Given the dialogue, it would not be surprising if the President and Congress agreed to an approach similar to what was employed under Section 1605 of the American Recovery and Reinvestment Act of 2009 (“ARRA”), which mandated that construction projects funded thereunder be subject to specific domestic content requirements that ultimately were implemented at FAR subpart 25.6.

Conclusion

Although the NY BAA currently is slated for a relatively short life and is fairly focused, contractors should not overlook these requirements. Given the nuances associated with each applicable domestic preference regime, a one-size-fits-all general compliance approach may not be adequate. Contractors should carefully review and consider each applicable domestic preference regime before bidding on a project and commencing performance, and should continue to monitor future developments at both the state and federal levels.

 

 

[i] Pursuant to Section 146, a contract with a state or department agency in excess of $100,000 for the “construction, reconstruction, alteration, repair, maintenance or improvement of any public works” must “require” that “structural steel, reinforcing steel and/or other major steel items to be incorporated in the work of the contract shall be produced or made in whole or substantial part in the United States, its territories or possessions,” unless an exception exists. Section 2603-a applies to any contract awarded by a public authority that “involv[es] steel products.” In addition to including the same requirements found in Section 146, Section 2603-a also requires that the “steel components” in any item of supply, material, or equipment must “be produced or made in whole or substantial part in the United States, its territories or possessions” if the contract for the item of supply, material, or equipment exceeds $50,000, unless an exception exists.

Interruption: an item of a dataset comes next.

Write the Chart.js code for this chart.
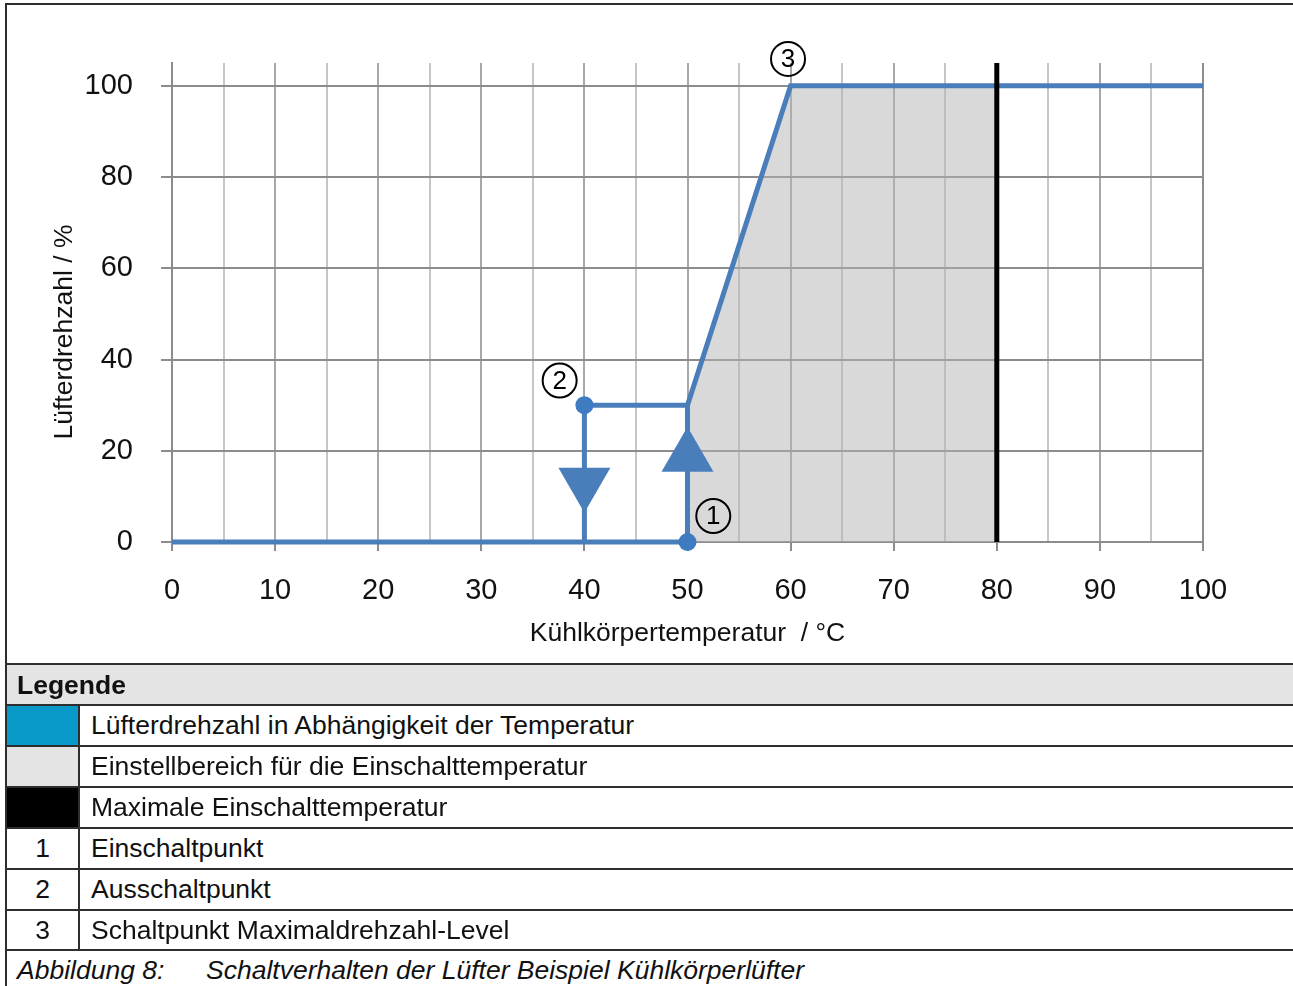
<!DOCTYPE html>
<html><head><meta charset="utf-8">
<script src="https://cdn.jsdelivr.net/npm/chart.js@4.4.0/dist/chart.umd.min.js"></script>
<style>
html,body{margin:0;padding:0;background:#fff;width:1293px;height:986px;overflow:hidden;font-family:'Liberation Sans',Arial,sans-serif;}
#wrap{position:absolute;left:0;top:0;width:1293px;height:662px;}
.hl{position:absolute;left:5px;width:1288px;height:2px;background:#2e2e2e;}
.vl{position:absolute;width:2px;background:#2e2e2e;}
.bg{position:absolute;}
.cell{position:absolute;display:flex;align-items:center;font-size:26.5px;color:#111;white-space:nowrap;}
</style></head><body>
<div id="wrap"><canvas id="c" width="1293" height="662"></canvas></div>

<!-- outer frame -->
<div class="hl" style="top:3px;left:5px;"></div>
<div class="vl" style="left:5px;top:3px;height:983px;"></div>

<!-- legend table -->
<div class="bg" style="left:7px;top:664px;width:1286px;height:41px;background:#e4e4e4;"></div>
<div class="bg" style="left:7px;top:705px;width:71px;height:41px;background:#0899c9;"></div>
<div class="bg" style="left:7px;top:746px;width:71px;height:41px;background:#e4e4e4;"></div>
<div class="bg" style="left:7px;top:787px;width:71px;height:41px;background:#000;"></div>

<div class="hl" style="top:663px;"></div>
<div class="hl" style="top:704px;"></div>
<div class="hl" style="top:745px;"></div>
<div class="hl" style="top:786px;"></div>
<div class="hl" style="top:827px;"></div>
<div class="hl" style="top:868px;"></div>
<div class="hl" style="top:909px;"></div>
<div class="hl" style="top:949px;"></div>
<div class="vl" style="left:78px;top:705px;height:245px;"></div>

<div class="cell" style="left:17px;top:666px;height:39px;font-weight:bold;">Legende</div>
<div class="cell" style="left:91px;top:706px;height:39px;">Lüfterdrehzahl in Abhängigkeit der Temperatur</div>
<div class="cell" style="left:91px;top:747px;height:39px;">Einstellbereich für die Einschalttemperatur</div>
<div class="cell" style="left:91px;top:788px;height:39px;">Maximale Einschalttemperatur</div>
<div class="cell" style="left:7px;width:71px;justify-content:center;top:829px;height:39px;">1</div>
<div class="cell" style="left:91px;top:829px;height:39px;">Einschaltpunkt</div>
<div class="cell" style="left:7px;width:71px;justify-content:center;top:870px;height:39px;">2</div>
<div class="cell" style="left:91px;top:870px;height:39px;">Ausschaltpunkt</div>
<div class="cell" style="left:7px;width:71px;justify-content:center;top:911px;height:39px;">3</div>
<div class="cell" style="left:91px;top:911px;height:39px;">Schaltpunkt Maximaldrehzahl-Level</div>
<div class="cell" style="left:17px;top:952px;height:36px;font-style:italic;">Abbildung 8:</div>
<div class="cell" style="left:206px;top:952px;height:36px;font-style:italic;">Schaltverhalten der Lüfter Beispiel Kühlkörperlüfter</div>

<script>
// ---- data ----
const curveX = [0, 50, 50, 60, 100];
const curveY = [0, 0, 30, 100, 100];
const offPathX = [40, 40, 50];
const offPathY = [0, 30, 30];
const pointsX = [40, 50];
const pointsY = [30, 0];
const rangeX = [50, 60, 80];
const rangeY = [30, 100, 100];
const maxTempX = [80, 80];
const maxTempY = [0, 105];
const arrowDownX = [40];
const arrowDownY = [13];
const arrowUpX = [50];
const arrowUpY = [18.7];
const xTickLabels = [0, 10, 20, 30, 40, 50, 60, 70, 80, 90, 100];
const yTickLabels = [0, 20, 40, 60, 80, 100];
const markerText = ['1', '2', '3'];
const markerX = [52.5, 37.6, 59.75];
const markerY = [5.7, 35.4, 105.9];
const yTitle = 'Lüfterdrehzahl / %';
const xTitle = 'Kühlkörpertemperatur  / °C';

const zip = (xs, ys) => xs.map((x, i) => ({x, y: ys[i]}));
const BLUE = '#4a7ebb';
const FONT = "'Liberation Sans', Arial, sans-serif";

Chart.defaults.font.family = FONT;

const markerPlugin = {
  id: 'markers',
  afterDatasetsDraw(chart) {
    const {ctx, scales: {x, y}} = chart;
    ctx.save();
    markerText.forEach((t, i) => {
      const px = x.getPixelForValue(markerX[i]);
      const py = y.getPixelForValue(markerY[i]);
      ctx.beginPath();
      ctx.arc(px, py, 17, 0, Math.PI * 2);
      ctx.lineWidth = 2;
      ctx.strokeStyle = '#000';
      ctx.stroke();
      ctx.fillStyle = '#000';
      ctx.font = "26px " + FONT;
      ctx.textAlign = 'center';
      ctx.textBaseline = 'middle';
      ctx.fillText(t, px, py + 1);
    });
    // y axis title (offset below the plot centre, as in the original)
    ctx.translate(65, 332);
    ctx.rotate(-Math.PI / 2);
    ctx.font = "26.5px " + FONT;
    ctx.fillStyle = '#111';
    ctx.textAlign = 'center';
    ctx.textBaseline = 'middle';
    ctx.fillText(yTitle, 0, 0);
    ctx.restore();
  }
};

new Chart(document.getElementById('c'), {
  type: 'scatter',
  data: {
    datasets: [
      {data: zip(rangeX, rangeY), showLine: true, borderWidth: 0, pointRadius: 0,
       backgroundColor: 'rgba(180,180,180,0.507)', fill: 'origin', order: 6},
      {data: zip(curveX, curveY), showLine: true, borderColor: BLUE, borderWidth: 5,
       pointRadius: 0, borderJoinStyle: 'miter', order: 4, clip: false},
      {data: zip(offPathX, offPathY), showLine: true, borderColor: BLUE, borderWidth: 5,
       pointRadius: 0, borderJoinStyle: 'miter', order: 4, clip: false},
      {data: zip(arrowDownX, arrowDownY), pointStyle: 'triangle', rotation: 180, pointRadius: 30,
       backgroundColor: BLUE, borderWidth: 0, order: 3, clip: false},
      {data: zip(arrowUpX, arrowUpY), pointStyle: 'triangle', rotation: 0, pointRadius: 30,
       backgroundColor: BLUE, borderWidth: 0, order: 3, clip: false},
      {data: zip(pointsX, pointsY), pointRadius: 9, backgroundColor: '#3f7bc0', borderWidth: 0,
       order: 2, clip: false},
      {data: zip(maxTempX, maxTempY), showLine: true, borderColor: '#000', borderWidth: 5,
       pointRadius: 0, borderCapStyle: 'butt', order: 1, clip: false}
    ]
  },
  options: {
    responsive: false,
    animation: false,
    devicePixelRatio: 1,
    layout: {padding: {top: 63, right: 90, left: 0, bottom: 0}},
    plugins: {legend: {display: false}, tooltip: {enabled: false}},
    scales: {
      x: {
        type: 'linear', min: 0, max: 100,
        afterFit: s => { s.height = 120; },
        ticks: {
          stepSize: 5, autoSkip: false, maxRotation: 0, padding: 23,
          color: '#111', font: {size: 29},
          callback: v => xTickLabels.includes(v) ? String(v) : ''
        },
        grid: {
          lineWidth: 2, tickLength: 9,
          color: c => (c.tick && (c.tick.value === 0 || c.tick.value === 100)) ? '#8c8c8c'
                    : (c.tick && c.tick.value % 10 === 0 ? '#a8a8a8' : '#c6c6c6'),
          tickColor: c => (c.tick && c.tick.value % 10 === 0) ? '#8c8c8c' : 'rgba(0,0,0,0)'
        },
        border: {display: true, color: '#8c8c8c', width: 2},
        title: {display: true, text: xTitle, color: '#111',
                font: {size: 26.5}, padding: {top: 0, bottom: 12}}
      },
      y: {
        type: 'linear', min: 0, max: 105,
        afterFit: s => { s.width = 172; },
        afterBuildTicks: s => { s.ticks = yTickLabels.map(v => ({value: v})); },
        ticks: {color: '#111', font: {size: 29}, padding: 28,
                callback: v => String(v)},
        grid: {lineWidth: 2, tickLength: 11, color: '#8c8c8c', tickColor: '#8c8c8c'},
        border: {display: true, color: '#8c8c8c', width: 2},
        title: {display: false}
      }
    }
  },
  plugins: [markerPlugin]
});
</script>
</body></html>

[ii] The NY BAA also is much more limited than the “New York State Buy American Act,” which was introduced in 2014, but failed to make it onto the floor calendar. Even though the 2014 legislation was not enacted, Gov. Cuomo has continued to push for significant “Buy American” action.

[iii] Of course, if the Trade Agreements Act waiver applies, a contractor must comply with a different set of rules.

[iv] “Buy American” requirements also exist for items of supply or end products delivered under certain government contracts. These requirements are just as complex as the construction rules discussed in this article.

[v] See, e.g., The BuyAmerica.Gov Act of 2018 (Jan. 9, 2018 bipartisan Senate bill regarding proposed new “Buy American” requirements); TX Senate Bill 1289 (enacted Sept. 2, 2017) (Texas “Buy American” law covering iron and streel products enacted on Sept. 2, 2017).

[vi] Similarly, on December 18, 2017, U.S. Representative Peter DeFazio (D-OR-4), along with several U.S. Representatives, sent a letter to OMB Director Mulvaney and Commerce Secretary Ross “welcom[ing] the opportunity to explore provisions to strengthen Buy America and Buy American laws” related to potential legislation arising from the Administration’s “infrastructure package.”